Maduro was reelected in 2018, in a contest that was widely considered a sham. His government banned Venezuela’s most popular opposition parties and politicians from participating and, lacking a level playing field, the opposition urged voters to boycott the election.

That authoritarian tilt was part of the rationale the U.S. used to impose economic sanctions that crippled the country’s crucial oil industry.

Mismanaged oil industry

Venezuela has the world's largest proven crude reserves, but its production declined over several years, in part because of government mismanagement and widespread corruption in the state-owned oil company.

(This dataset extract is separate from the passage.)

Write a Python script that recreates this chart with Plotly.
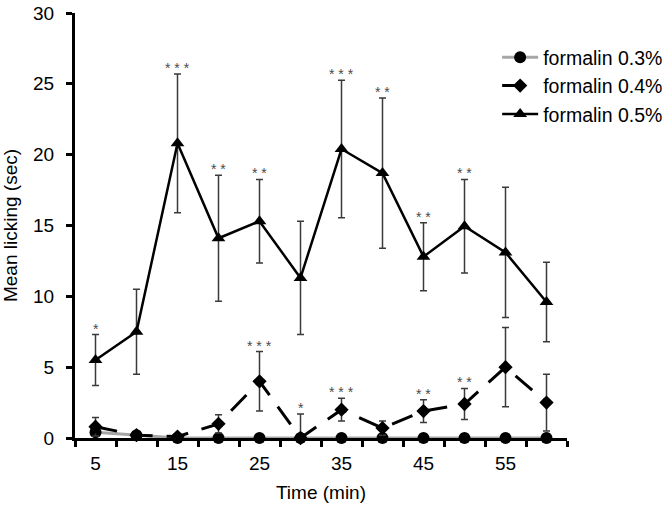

In April, Venezuela’s government announced the arrest of Tareck El Aissami, the once-powerful oil minister and a Maduro ally, over an alleged scheme through which hundreds of millions of dollars in oil proceeds seemingly disappeared.

That same month, the U.S. government reimposed sanctions on Venezuela's energy sector, after Maduro and his allies used the ruling party’s total control over Venezuela’s institutions to undermine an agreement to allow free elections. Among those actions, they blocked Machado from registering as a presidential candidate and arrested and persecuted members of her team.

The sanctions make it illegal for U.S. companies to do business with state-run Petróleos de Venezuela S.A., better known as PDVSA, without prior authorization from the U.S. Treasury Department. The outcome of the election could decide whether those sanctions remain in place.

An uneven playing field

A more free and fair presidential election seemed like a possibility last year, when Maduro’s government agreed to work with the U.S.-backed Unitary Platform coalition to improve electoral conditions in October 2023. An accord on election conditions earned Maduro’s government broad relief from the U.S. economic sanctions on its state-run oil, gas and mining sectors.

But days later, authorities branded the opposition’s primary illegal and began issuing warrants and arresting human rights defenders, journalists and opposition members.

A U.N.-backed panel investigating human rights violations in Venezuela has reported that the government has increased repression of critics and opponents ahead of the election, subjecting targets to detention, surveillance, threats, defamatory campaigns and arbitrary criminal proceedings.

The government has also used its control of media outlets, the country’s fuel supply, electric network and other infrastructure to limit the reach of the Machado-González campaign.

The mounting actions taken against the opposition prompted the Biden administration earlier this year to end the sanctions relief it granted in October.